« Tous pour un, un pour tous ! » Telle était la devise des mousquetaires d’Alexandre Dumas. « Tous contre un, un contre tous » pourrait résumer la scène du bureau Ovale de la Maison blanche à laquelle le monde entier a pu assister en direct le 28 février. Tous contre un, en effet. L’objectif était de démontrer la puissance du triumvirat chargé de la mise à mort symbolique de Zelensky. Un contre tous, car il a – plus que bien – su résister à l’offensive de manière digne et combative. Regardant la scène en direct, je m’étonnais que seuls les propos de Trump et Vance soient traduits sans qu’on parvienne à comprendre les réponses de Zelensky.
La publication par l’Humanité du 3 mars de la retranscription des échanges est de bout en bout éclairante : « Vous n’avez pas les cartes en main », lance, méprisant, l’autocrate de Washington. « Je ne joue pas aux cartes. Je suis très sérieux, je suis le président d’un État en temps de guerre », lui répond fermement Zelensky. « Je veux un cessez-le-feu », éructe Donald Trump.
« Demandez à notre peuple ce qu’il pense d’un cessez-le-feu », rétorque Zelensky. L’objectif du président américain était d’humilier son hôte. Mais il a été déjoué par la résistance de Zelensky, à la hauteur de la détermination du peuple ukrainien face à l’agression poutinienne. La scène se conclut sur une remarque incroyable de Donald Trump : « Je pense que nous en avons vu assez. Ça va être de la grande télévision ! » Sur quoi, l’image est coupée.
« Tout ça pour ça ! » serait-on tenté de dire. On aurait pu s’attendre à un vrai débat entre dirigeants confrontés à la guerre. Au lieu de quoi, on nous a livré une mise scène médiatique destinée à préparer les opinions publiques du monde entier à soutenir le renversement d’alliances de l’administration Trump et son attitude de racketteur en chef des ressources d’un pays déjà affaibli par trois années d’une guerre injuste et disproportionnée. « La guerre, c’est la poursuite de la politique par d’autres moyens », disait Clausewitz, il y a déjà fort longtemps.

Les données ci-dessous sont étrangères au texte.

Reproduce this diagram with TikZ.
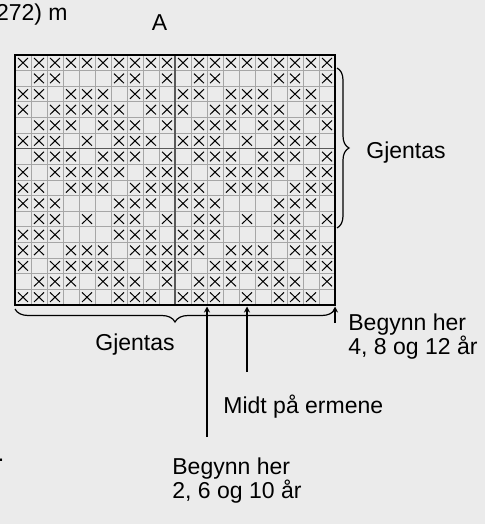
\documentclass[tikz,border=0pt]{standalone}
\usepackage{fontspec}
\setmainfont{Liberation Sans}
\usetikzlibrary{arrows.meta, decorations.pathreplacing}
\definecolor{paper}{RGB}{235,235,235}
\colorlet{gridgray}{black!35}
\colorlet{tengray}{black!65}

\begin{document}
\begin{tikzpicture}[x=0.5pt, y=-0.5pt, >={Stealth[length=3pt, width=3pt]},
    lbl/.style={inner sep=0pt, font=\fontsize{11.5}{12}\selectfont, align=left},
    gridline/.style={draw=gridgray, line width=0.5pt},
    tenline/.style={draw=tengray, line width=0.7pt},
    stitch/.style={line width=0.5pt},
    pointer/.style={->, line width=0.6pt}]
    \useasboundingbox[fill=paper] (0,0) rectangle (485,524);

    % chart, 20 x 16
    \foreach \i in {1,...,19} { \draw[gridline] (15+\i*16,55) -- (15+\i*16,305); }
    \foreach \j in {1,...,15} { \draw[gridline] (15,55+\j*15.625) -- (335,55+\j*15.625); }
    \draw[tenline] (175,55) -- (175,305);
    \draw[tenline] (15,148.75) -- (335,148.75);

    \foreach \r/\cols in {1/{1,2,3,4,5,6,7,8,9,10}, 2/{2,3,7,8,10}, 3/{1,2,4,5,6,8,9},
        4/{1,3,4,5,6,7,9,10}, 5/{2,3,4,6,7,8,10}, 6/{1,2,3,5,7,8,9}, 7/{2,3,4,6,7,8,10},
        8/{1,3,4,5,6,7,9,10}, 9/{1,2,4,5,6,8,9,10}, 10/{1,2,3,7,8,9}, 11/{2,3,5,7,8,10},
        12/{1,2,3,7,8,9}, 13/{1,2,4,5,6,8,9,10}, 14/{1,3,4,5,6,7,9,10},
        15/{2,3,4,6,7,8,10}, 16/{1,2,3,5,7,8,9}} {
      \foreach \c in \cols {
        \foreach \o in {0,160} {
          \pgfmathsetmacro{\xa}{15+\o+(\c-1)*16}
          \pgfmathsetmacro{\ya}{55+(\r-1)*15.625}
          \draw[stitch] (\xa+3,\ya+3) -- (\xa+13,\ya+12.6) (\xa+13,\ya+3) -- (\xa+3,\ya+12.6);
        }
      }
    }
    \draw[line width=1.35pt] (15,55) rectangle (335,305);

    \draw[decorate, decoration={brace, amplitude=6pt}, line width=0.6pt] (337,68) -- (337,228);
    \draw[decorate, decoration={brace, amplitude=6.5pt}, line width=0.6pt] (335,309) -- (15,309);

    \node[lbl, anchor=base east] (ref) at (68,21) {272) m};
    \node[lbl, anchor=base] (title) at (159.5,31) {A};
    \node[lbl, anchor=base west] (repright) at (366,158) {Gjentas};
    \node[lbl, anchor=base west] (repbottom) at (95,350) {Gjentas};
    \node[lbl, anchor=base west] (startb) at (348,354) {Begynn her\\4, 8 og 12 år};
    \node[lbl, anchor=base west] (middle) at (223,413) {Midt på ermene};
    \node[lbl, anchor=base west] (starta) at (172,498) {Begynn her\\2, 6 og 10 år};
    \node[lbl, anchor=base west] (dot) at (-2.5,461) {.};

    \coordinate (atail) at (207,437);
    \coordinate (ahead) at (207,306.5);
    \coordinate (mtail) at (247,372);
    \coordinate (mhead) at (247,306.5);
    \coordinate (btail) at (335,323);
    \coordinate (bhead) at (335,306.5);
    \draw[pointer] (atail) -- (ahead);
    \draw[pointer] (mtail) -- (mhead);
    \draw[pointer] (btail) -- (bhead);
  \end{tikzpicture}
\end{document}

La scène télévisée du bureau Ovale en est l’éclatante démonstration. Dans notre monde hyperconnecté, la guerre, ce ne sont pas seulement des armes, même si elles comptent, ce sont aussi les moyens de communication et d’échange. La surpuissance des réseaux sociaux entre les mains d’une poignée d’individus tous ralliés à Trump est un immense problème démocratique qui fragilise les capacités de résistance et de contre-offensive des peuples.
On se demande alors ce qui pourrait arrêter cette mécanique infernale. La remarque de Clausewitz nous l’indique : c’est plus que jamais la politique. Aux États-Unis d’abord ! Quelques légers signaux, bien faibles encore, semblent indiquer que, d’abord sonnée, une partie de la population commence à faire connaître son inquiétude sans que l’on puisse voir encore une réelle contre-offensive se dessiner. La même question se pose en Europe. Investir dans l’armement est loin d’être la réponse unique, peut-être même pas la meilleure.
Ce sont les peuples qu’il faut réarmer et réarmer politiquement en premier lieu, en leur donnant des raisons de se mobiliser pour défendre leurs valeurs et leurs modes de vie. Et cela passe par des politiques économiques et sociales qui répondent à leurs besoins et des pratiques démocratiques qui en fassent les acteurs principaux de leur destin. Nulle part, pour l’instant, il n’en est question dans les divers sommets européens, et c’est un immense problème.